Run For Something
- Founded: January 20, 2017; 9 years ago
- Founders: Amanda Litman, Ross Morales Rocketto
- Type: 501(c)(4)
- Website: runforsomething.net

= Run for Something =

American progressive political organization

Run for Something (RfS) is a progressive American political organization dedicated to recruiting and supporting young candidates running for down-ballot office. Its mission is to get young progressive candidates from non-traditional backgrounds to run for and win state and local offices, and create a next generation slate of political candidates that will seek higher office in the future.

It was founded on January 20, 2017 — the day of the inauguration of Donald Trump as president — by Amanda Litman, the email director of Hillary Clinton's 2016 U.S. presidential campaign, and Ross Morales Rocketto, a veteran of political campaigns.
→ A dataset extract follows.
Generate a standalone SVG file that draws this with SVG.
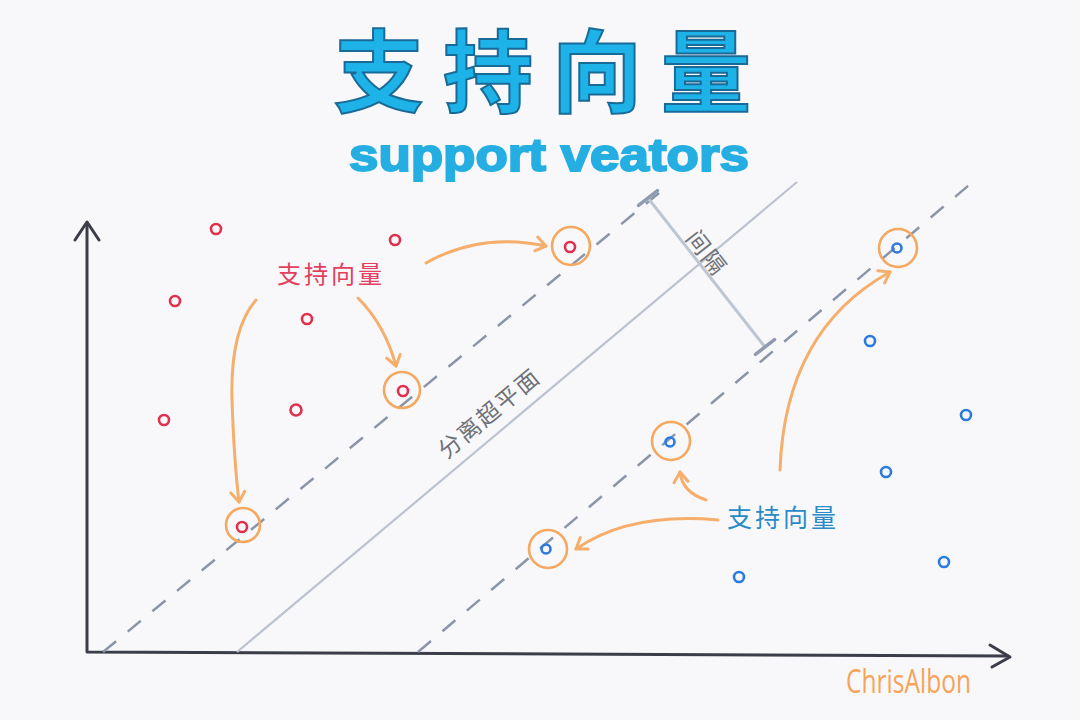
<svg xmlns="http://www.w3.org/2000/svg" width="1080" height="720" viewBox="0 0 1080 720">
<defs>
<style>
.axis{fill:none;stroke:#3b3e48;stroke-width:3;stroke-linecap:round;stroke-linejoin:round}
.dash{fill:none;stroke:#8a96a8;stroke-width:2.5;stroke-dasharray:17 15}
.hyper{fill:none;stroke:#bcc2d0;stroke-width:2.2}
.arr{fill:none;stroke:#f5ae6c;stroke-width:3;stroke-linecap:round;stroke-linejoin:round}
.ring{fill:none;stroke:#f5a860;stroke-width:2.6}
.red{fill:none;stroke:#e0304e;stroke-width:2.6}
.blue{fill:none;stroke:#2a7be0;stroke-width:2.6}
.cjk{font-family:"Noto Sans CJK SC","Noto Sans",sans-serif}
.gray{fill:#6f7178;font-size:23px}
</style>
<marker id="ah" viewBox="0 0 20 20" refX="14" refY="10" markerWidth="20" markerHeight="20" markerUnits="userSpaceOnUse" orient="auto">
<path d="M4 3 L14 10 L4 17" fill="none" stroke="#f5ae6c" stroke-width="3" stroke-linecap="round" stroke-linejoin="round"/>
</marker>
</defs>
<rect width="1080" height="720" fill="#f8f8fa"/>
<g id="title">
<text x="334" y="105" class="cjk" font-size="90" font-weight="700" letter-spacing="19" fill="#1db3e8" stroke="#1a6a98" stroke-width="2">支持向量</text>
<text x="349" y="171" font-family="Liberation Sans, Arial, sans-serif" font-size="46" font-weight="700" fill="#25aee2" stroke="#25aee2" stroke-width="2" textLength="400" lengthAdjust="spacingAndGlyphs">support veators</text>
</g>
<g id="axes">
<path class="axis" d="M87 224 L87 652 L1008 656"/>
<path class="axis" d="M75 240 L87 222 L99 240"/>
<path class="axis" d="M990 645 L1010 657 L992 667"/>
</g>
<g id="connectors">
<line id="margin-upper" class="dash" x1="103" y1="652" x2="665" y2="188"/>
<line id="hyperplane" class="hyper" x1="237" y1="652" x2="797" y2="182"/>
<line id="margin-lower" class="dash" x1="418" y1="652" x2="975" y2="180"/>
<g id="margin-bar">
<line x1="648" y1="198" x2="765" y2="347" stroke="#bcc6d4" stroke-width="3"/>
<line x1="638.5" y1="205.4" x2="657.5" y2="190.6" stroke="#8f9cb0" stroke-width="3.5" stroke-linecap="round"/>
<line x1="755.5" y1="354.4" x2="774.5" y2="339.6" stroke="#8f9cb0" stroke-width="3.5" stroke-linecap="round"/>
</g>
<path class="arr" marker-end="url(#ah)" d="M426 263 Q480 232 546 246"/>
<path class="arr" marker-end="url(#ah)" d="M358 298 Q385 325 396 366"/>
<path class="arr" marker-end="url(#ah)" d="M256 300 Q230 330 232 400 Q234 460 239 502"/>
<path class="arr" marker-end="url(#ah)" d="M718 520 Q630 512 576 549"/>
<path class="arr" marker-end="url(#ah)" d="M706 500 Q682 492 680 472"/>
<path class="arr" marker-end="url(#ah)" d="M780 470 Q785 330 890 272"/>
</g>
<g id="red-points">
<circle class="red" cx="216" cy="229" r="5"/>
<circle class="red" cx="395" cy="240" r="5"/>
<circle class="red" cx="175" cy="301" r="5"/>
<circle class="red" cx="307" cy="319" r="5"/>
<circle class="red" cx="164" cy="420" r="5"/>
<circle class="red" cx="296" cy="410" r="5.5"/>
<circle class="red" cx="570" cy="247" r="5"/>
<circle class="red" cx="403" cy="391" r="5"/>
<circle class="red" cx="242" cy="527" r="5"/>
</g>
<g id="blue-points">
<circle class="blue" cx="897" cy="248" r="4.5"/>
<circle class="blue" cx="870" cy="341" r="5"/>
<circle class="blue" cx="966" cy="415" r="5"/>
<circle class="blue" cx="886" cy="472" r="5"/>
<circle class="blue" cx="944" cy="562" r="5"/>
<circle class="blue" cx="739" cy="577" r="5"/>
<circle class="blue" cx="670" cy="442" r="4.5"/>
<circle class="blue" cx="546" cy="549" r="4.5"/>
</g>
<g id="support-rings">
<circle class="ring" cx="571" cy="246" r="19"/>
<circle class="ring" cx="402" cy="390" r="18"/>
<circle class="ring" cx="243" cy="525" r="17"/>
<circle class="ring" cx="898" cy="248" r="19"/>
<circle class="ring" cx="671" cy="441" r="19"/>
<circle class="ring" cx="548" cy="549" r="19"/>
</g>
<g id="labels">
<text x="277" y="283" class="cjk" font-size="24" letter-spacing="3" fill="#e2405e">支持向量</text>
<text x="727" y="527" class="cjk" font-size="25" letter-spacing="3" fill="#2a8bc8">支持向量</text>
<text class="cjk gray" transform="translate(708 252) rotate(52)" text-anchor="middle" dominant-baseline="central" letter-spacing="2">间隔</text>
<text class="cjk gray" transform="translate(488 412) rotate(-40)" text-anchor="middle" dominant-baseline="central" letter-spacing="2">分离超平面</text>
<text x="846" y="693" font-family="Open Sans, sans-serif" font-size="32" fill="#f5a45a" textLength="125" lengthAdjust="spacingAndGlyphs">ChrisAlbon</text>
</g>
</svg>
In May 2017, political action organization Onward Together, founded by Clinton, selected Run for Something as one of its three primary partner organizations. In the 2017 Virginia elections, Run for Something-endorsed candidates won more than 40 percent of their races, almost four times the average for first-time candidates.

National Run for Office Day, to occur annually one week after Election Day, was created by Run for Something in 2017 to encourage more young progressives to run for office.

In spring 2025, after the second election and inauguration of Donald Trump, progressive Vermont Sen. Bernie Sanders partnered with RfS on his Fighting Oligarchy tour to recruit and train new progressive political talent.

According to its website, since 2017, Run for Something has endorsed more than 3,500 candidates across all 50 states and Washington D.C. As of 2025, the group claims to have elected candidates in more than 1,500 races across 49 states.